Because Rita Roosa – unlike her husband – was actively involved in the company’s day-to-day transactions, she decided to plead guilty to conspiracy and contraband cigarette trafficking. A judge sentenced her to nine months in prison in January 2011 and ordered her to make $3.9 million restitution to the State of New Jersey.
Eoannou blames federal prosecutors from New Jersey for failing to tell the sentencing judge that Rita Roosa was just a manager hired by Donald John.
“She is a very sweet, hard-working woman who did what she was told and absolutely did not deserve to go to prison in this case,” the defense attorney said.
Although John pleaded guilty to the same two counts as Rita Roosa did, he was sentenced to three years on probation, ordered to pay a $250,000 forfeiture and almost $2.4 million in restitution – $1.5 million less than Rita Roosa was ordered to pay. He was required to wear an electronic monitoring device on his ankle for eight months.
Joseph Roosa is upset that he had to give up $2.5 million in business properties, which he claims are actually worth about $3.3 million. But he said he is more upset at what happened to his wife, who declined to comment for this article.
“She and I were arrested at our home, in front of our children, just as the morning school bus was driving by, full of students,” Joseph Roosa said. “She spent nine months in prison. I can’t tell you how devastating that was for her ... Even now, she wakes up at 4 in the morning, very upset.”
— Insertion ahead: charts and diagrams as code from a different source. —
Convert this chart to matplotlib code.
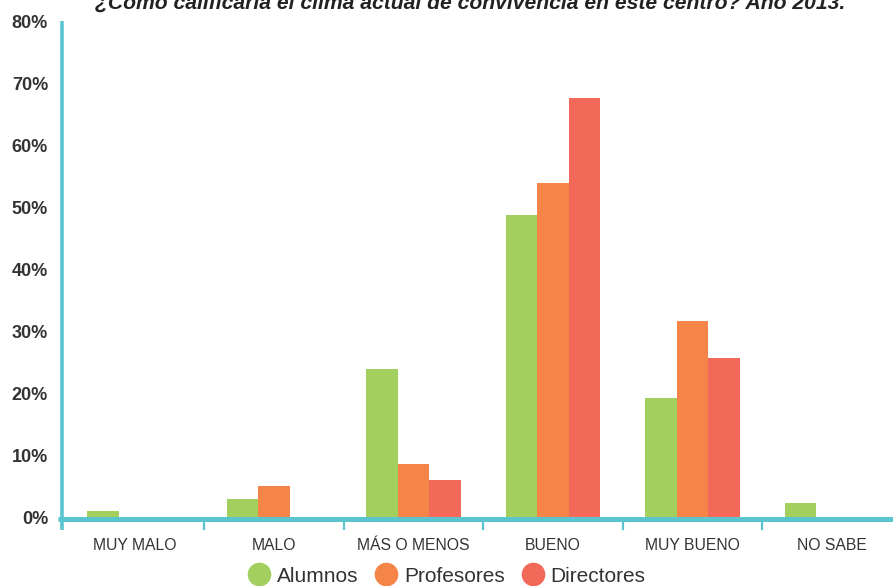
import matplotlib
matplotlib.use("Agg")
import matplotlib.pyplot as plt
from matplotlib.lines import Line2D
import numpy as np

categories = ["MUY MALO", "MALO", "MÁS O MENOS", "BUENO", "MUY BUENO", "NO SABE"]
alumnos = [1.0, 2.9, 23.9, 48.7, 19.2, 2.3]
profesores = [0.0, 5.0, 8.5, 53.9, 31.6, 0.0]
directores = [0.0, 0.0, 6.0, 67.6, 25.6, 0.0]
series_names = ["Alumnos", "Profesores", "Directores"]
colors = ["#A3CF5F", "#F48447", "#F2695A"]
yticks = [0, 10, 20, 30, 40, 50, 60, 70, 80]
title = "¿Cómo calificaría el clima actual de convivencia en este centro? Año 2013."

W, H = 893, 586
fig = plt.figure(figsize=(W / 100, H / 100), dpi=100)
ax_left, ax_right = 62, 899
ax_bottom, ax_top = 517, 21
ax = fig.add_axes([ax_left / W, 1 - ax_bottom / H, (ax_right - ax_left) / W, (ax_bottom - ax_top) / H])

x = np.arange(len(categories))
bw = 0.225
for i, (vals, col) in enumerate(zip([alumnos, profesores, directores], colors)):
    ax.bar(x + (i - 1) * bw, vals, width=bw, color=col, zorder=2, linewidth=0)

ax.set_xlim(-0.52, len(categories) - 0.52)
ax.set_ylim(0, 80)
for s in ax.spines.values():
    s.set_visible(False)

teal = "#5BC5CF"
ax.add_line(Line2D([-0.0045, 1.0], [-0.004, -0.004], transform=ax.transAxes, color=teal,
                   lw=3.6, clip_on=False, zorder=3, solid_capstyle="butt"))
ax.add_line(Line2D([0, 0], [-0.026, 1.0], transform=ax.transAxes, color=teal,
                   lw=2.6, clip_on=False, zorder=3, solid_capstyle="butt"))

ax.set_yticks(yticks)
ax.set_yticklabels([f"{v}%" for v in yticks], fontsize=13, fontweight="bold",
                   color="#333333", family="Liberation Sans")
ax.tick_params(axis="y", length=0, pad=10)

ax.set_xticks(x)
ax.set_xticklabels(categories, fontsize=11.3, color="#333333", family="Liberation Sans")
ax.tick_params(axis="x", length=0, pad=15)

for b in x[:-1] + 0.5:
    ax.plot([b, b], [-0.3, -1.9], color=teal, lw=1.6, clip_on=False, zorder=3)

fig.text(470 / W, 1 - 9 / H, title, ha="center", va="baseline", fontsize=15.2,
         fontweight="bold", fontstyle="italic", color="#222222", family="Liberation Sans")

handles = [Line2D([], [], marker="o", linestyle="none", markersize=16, markerfacecolor=c,
                  markeredgecolor=c) for c in colors]
leg = fig.legend(handles, series_names, loc="center", bbox_to_anchor=(446 / W, 1 - 576 / H),
                 ncol=3, frameon=False, handletextpad=0.25, columnspacing=0.75,
                 handlelength=1.2, prop={"family": "Liberation Sans", "size": 15})
for t in leg.get_texts():
    t.set_color("#333333")

fig.savefig("out.png", dpi=100)
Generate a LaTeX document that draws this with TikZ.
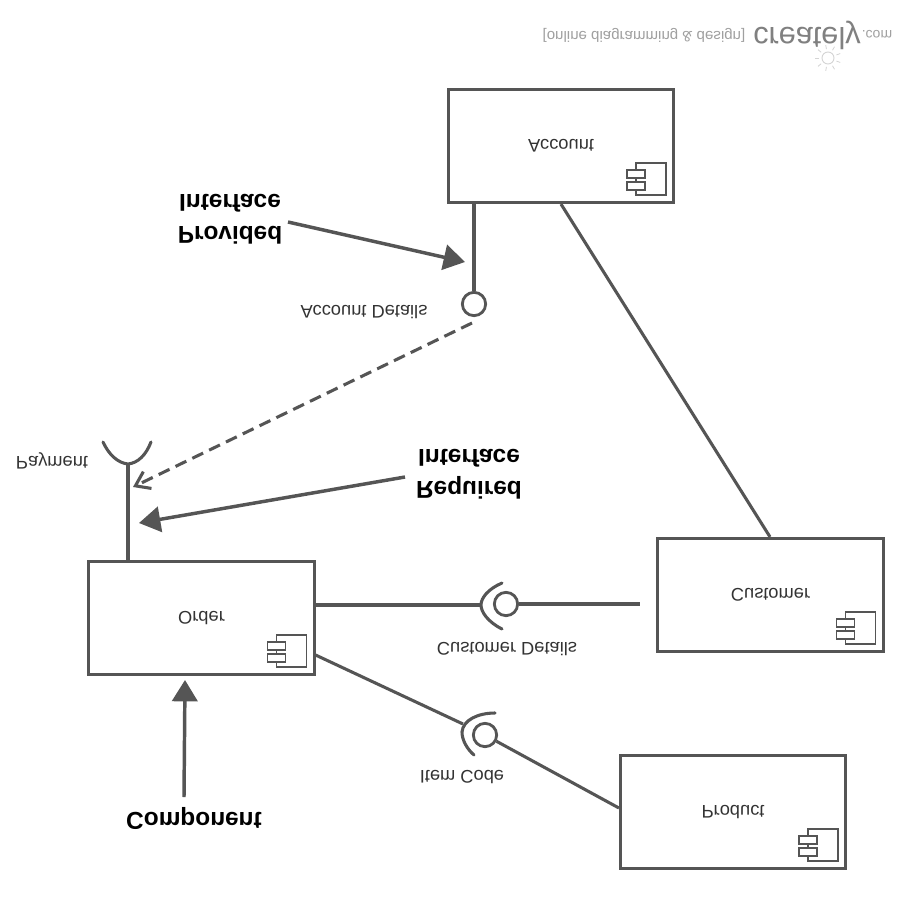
\documentclass[tikz,border=0pt]{standalone}
\usepackage{fontspec}
\setmainfont{Liberation Sans}
\usetikzlibrary{arrows.meta}
\definecolor{ink}{HTML}{555555}
\definecolor{txt}{HTML}{333333}
\definecolor{wm}{HTML}{A0A0A0}
\newcommand{\fliptxt}[1]{\scalebox{1}[-1]{#1}}
\tikzset{
  x=.75pt,y=-.75pt,
  compbox/.style={draw=ink,line width=2.1pt,fill=white,minimum width=169pt,minimum height=85pt,inner sep=0pt,text=txt,font=\fontsize{13.7}{16}\selectfont},
  flip/.style={yscale=-1,transform shape,inner sep=0pt},
  lab/.style={flip,text=txt,font=\fontsize{13.7}{16}\selectfont},
  biglab/.style={flip,text=black,align=center,font=\fontsize{18.3}{24}\selectfont\bfseries},
  wmlab/.style={flip,text=wm},
  ball/.style={circle,draw=ink,line width=2.1pt,minimum size=17.5pt,inner sep=0pt,fill=white},
  wire/.style={draw=ink,line width=2.3pt},
  call/.style={draw=ink,line width=2.6pt,-{Triangle[length=16pt,width=19pt]}},
  compicon/.pic={
    \draw[ink,line width=1.2pt] (-39,-41) rectangle (-9,-9);
    \draw[ink,line width=1.2pt,fill=white] (-48,-34) rectangle (-30,-26);
    \draw[ink,line width=1.2pt,fill=white] (-48,-22) rectangle (-30,-14);
  }
}
\begin{document}
\begin{tikzpicture}
\useasboundingbox[fill=white] (0,0) rectangle (900,900);
% boxes
\node[compbox] (acc) at (561,146) {\fliptxt{Account}};
\node[compbox] (cus) at (770.5,595) {\fliptxt{Customer}};
\node[compbox] (ord) at (201.5,618) {\fliptxt{Order}};
\node[compbox] (pro) at (733,812) {\fliptxt{Product}};
\pic at (acc.south east) {compicon};
\pic at (cus.south east) {compicon};
\pic at (ord.south east) {compicon};
\pic at (pro.south east) {compicon};
% interface ends
\node[ball] (accball) at (474,304) {};
\node[ball] (cusball) at (506,604) {};
\node[ball] (itemball) at (485,735) {};
\coordinate (cusend) at (640,604);
\coordinate (cussock) at (481,605);
\coordinate (itemsock) at (463,724);
\coordinate (paysock) at (128,464);
\coordinate (dashfrom) at (472,323);
\coordinate (dashto) at (133,487);
\coordinate (provfrom) at (288,222);
\coordinate (provto) at (465,262);
\coordinate (reqfrom) at (405,477);
\coordinate (reqto) at (139,523);
\coordinate (compfrom) at (184,797);
\coordinate (compto) at (185,680);
% connectors
\draw[wire] (acc.south west -| accball) -- (accball);
\draw[wire] (acc.south west -| 561,0) -- (cus.north west -| 770,0);
\draw[wire] (ord.east |- cussock) -- (cussock);
\draw[wire] (cusball) -- (cusend);
\draw[wire] (ord.south east |- 0,655) -- (itemsock);
\draw[wire] (itemball) -- (pro.west |- 0,808);
\draw[wire] (ord.north west -| paysock) -- (paysock);
% sockets
\draw[wire,line cap=round] (502,583) .. controls (488,589) and (481,598) .. (cussock) .. controls (481,612) and (488,622) .. (502,629);
\draw[wire,line cap=round] (495,713) .. controls (478,713) and (463,720) .. (462,732) .. controls (462,740) and (467,749) .. (474,755);
\draw[wire,line cap=round] (103,442) .. controls (109,455) and (118,463) .. (paysock) .. controls (138,463) and (146,455) .. (151,442);
% realisation and callouts
\draw[wire,dashed,dash pattern=on 9pt off 5pt,-{Straight Barb[length=10pt,width=14pt]}] (dashfrom) -- (dashto);
\draw[call] (provfrom) -- (provto);
\draw[call] (reqfrom) -- (reqto);
\draw[call] (compfrom) -- (compto);
% labels
\node[lab] (lacc) at (364,312) {Account Details};
\node[lab] (lpay) at (52,461) {Payment};
\node[lab] (lcus) at (507,649) {Customer Details};
\node[lab] (lite) at (462,777) {Item Code};
\node[biglab] (lprov) at (230,219) {Provided\\Interface};
\node[biglab] (lreq) at (469,474) {Required\\Interface};
\node[biglab] (lcomp) at (194,818) {Component};
% watermark
\node[wmlab,font=\fontsize{11.3}{12}\selectfont] (wm1) at (644,35) {[online diagramming \& design]};
\node[wmlab,font=\fontsize{23}{24}\selectfont,text=gray] (wm2) at (807,35) {creately};
\node[wmlab,font=\fontsize{10.5}{12}\selectfont] (wm3) at (877,34) {.com};
\draw[wm!45,line width=.7pt] (828,58) circle (6);
\foreach \a in {20,60,...,340} \draw[wm!45,line width=.6pt] (828,58) ++(\a:9) -- ++(\a:4);
\end{tikzpicture}
\end{document}
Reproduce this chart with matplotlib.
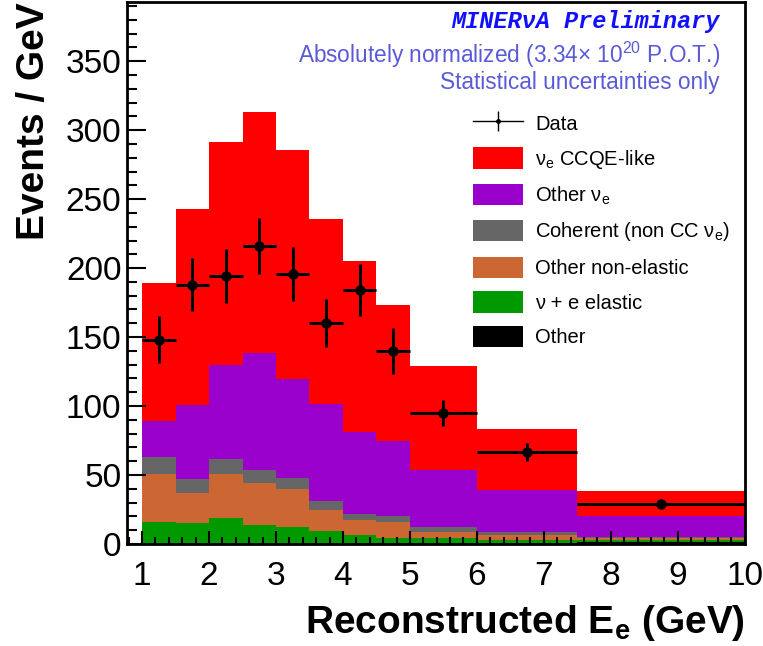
import numpy as np
import matplotlib
matplotlib.use("Agg")
import matplotlib.pyplot as plt
from matplotlib.patches import Patch
from matplotlib.ticker import MultipleLocator

plt.rcParams['font.family'] = ['Liberation Sans', 'DejaVu Sans']
plt.rcParams['mathtext.fontset'] = 'custom'
plt.rcParams['mathtext.rm'] = 'Liberation Sans'
plt.rcParams['mathtext.it'] = 'Liberation Sans:italic'
plt.rcParams['mathtext.bf'] = 'Liberation Sans:bold'

# bin edges in GeV
edges = [1, 1.5, 2, 2.5, 3, 3.5, 4, 4.5, 5, 6, 7.5, 10]

# MC components, events / GeV (stacked bottom to top)
other = [0.5, 0.5, 0.5, 0.5, 0.5, 0.5, 0.5, 0.5, 0.5, 0.5, 1.5]
nue_elastic = [15.1, 14.6, 18.0, 13.2, 11.7, 9.1, 5.9, 4.0, 3.9, 2.4, 1.5]
other_nonelastic = [34.9, 21.6, 32.2, 30.3, 27.4, 15.0, 10.9, 11.4, 4.3, 3.4, 1.5]
coherent = [12.5, 10.2, 10.9, 9.9, 8.2, 6.5, 4.1, 4.3, 3.6, 2.4, 0.5]
other_nue = [26.0, 53.9, 68.4, 84.5, 71.9, 70.5, 59.4, 54.5, 41.6, 30.1, 15.2]
ccqe_like = [100.0, 142.2, 161.6, 174.6, 166.3, 133.9, 124.2, 98.3, 75.4, 44.6, 17.9]

# data points
data = [148, 188, 194, 216, 196, 160, 184, 140, 95, 66.7, 29.1]
data_err = [17, 19, 19.5, 20.5, 19.5, 17.5, 19, 16.5, 9.7, 6.5, 3.4]

components = [
    (other, '#000000', 'Other'),
    (nue_elastic, '#009900', r'ν + e elastic'),
    (other_nonelastic, '#cc6633', 'Other non-elastic'),
    (coherent, '#666666', r'Coherent (non CC ν$_{\rm e}$)'),
    (other_nue, '#9900cc', r'Other ν$_{\rm e}$'),
    (ccqe_like, '#ff0000', r'ν$_{\rm e}$ CCQE-like'),
]

edges = np.array(edges)
centers = 0.5 * (edges[1:] + edges[:-1])
halfw = 0.5 * (edges[1:] - edges[:-1])

fig = plt.figure(figsize=(7.63, 6.46), dpi=100)
ax = fig.add_axes([0.1665, 0.158, 0.8095, 0.839])

bottom = np.zeros(len(centers))
for vals, col, lab in components:
    vals = np.array(vals)
    ax.stairs(bottom + vals, edges, baseline=bottom, fill=True, color=col, lw=0)
    bottom = bottom + vals

ax.errorbar(centers, data, xerr=halfw, yerr=data_err, fmt='o', color='black',
            ms=6.5, elinewidth=2.2, capsize=0, zorder=5)
# thin version of the marker, only for the legend
leg_data = ax.errorbar([np.nan], [np.nan], yerr=[1], fmt='o-', color='black',
                       ms=2.5, lw=1, elinewidth=1, capsize=0)

ax.set_xlim(0.775, 10)
ax.set_ylim(0, 393)

ax.xaxis.set_major_locator(MultipleLocator(1))
ax.xaxis.set_minor_locator(MultipleLocator(0.2))
ax.yaxis.set_major_locator(MultipleLocator(50))
ax.yaxis.set_minor_locator(MultipleLocator(10))
ax.tick_params(axis='both', which='both', direction='in', top=False, right=False,
               width=1.5, labelsize=24)
ax.tick_params(axis='x', which='major', length=9.5, pad=12)
ax.tick_params(axis='x', which='minor', length=5)
ax.tick_params(axis='y', which='major', length=14, pad=4)
ax.tick_params(axis='y', which='minor', length=7)
for sp in ax.spines.values():
    sp.set_linewidth(2)

ax.set_xlabel(r'Reconstructed E$_\mathbf{e}$ (GeV)', fontsize=28, fontweight='bold',
              loc='right', labelpad=8)
ax.set_ylabel('Events / GeV', fontsize=28, fontweight='bold', loc='top', labelpad=10)

ax.text(0.9595, 0.963, 'MINERνA Preliminary', transform=ax.transAxes, ha='right',
        va='center', fontsize=17, color='#1010ff', family='Liberation Mono',
        fontweight='bold', fontstyle='italic')
ax.text(0.9595, 0.903, r'Absolutely normalized (3.34$\times$ 10$^{20}$ P.O.T.)',
        transform=ax.transAxes, ha='right', va='center', fontsize=16.3, color='#5a5ad8')
ax.text(0.9595, 0.851, 'Statistical uncertainties only', transform=ax.transAxes,
        ha='right', va='center', fontsize=16.3, color='#5a5ad8')

handles = [leg_data] + [Patch(facecolor=c, edgecolor='none') for _, c, _ in components[::-1]]
labels = ['Data'] + [l for _, _, l in components[::-1]]
leg = ax.legend(handles, labels, loc='upper left', bbox_to_anchor=(0.56, 0.796),
                frameon=False, fontsize=14.5, borderpad=0, borderaxespad=0,
                handlelength=2.5, handleheight=1.25, handletextpad=0.6,
                labelspacing=0.66)

fig.savefig('out.png', dpi=100)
Roosa realizes he and his family still have much to be thankful for. A former bus driver who started a small video rental business in the 1980s, he sold it for $5 million in 1996. He has developed many successful projects, mostly shopping centers in Western New York and several other states.
But seeing his wife targeted by the government has hit him hard, Roosa said.
“Corny as it sounds, I used to believe in the American government before all this happened,” he said. “Not any more. They’ve taken that away from me.”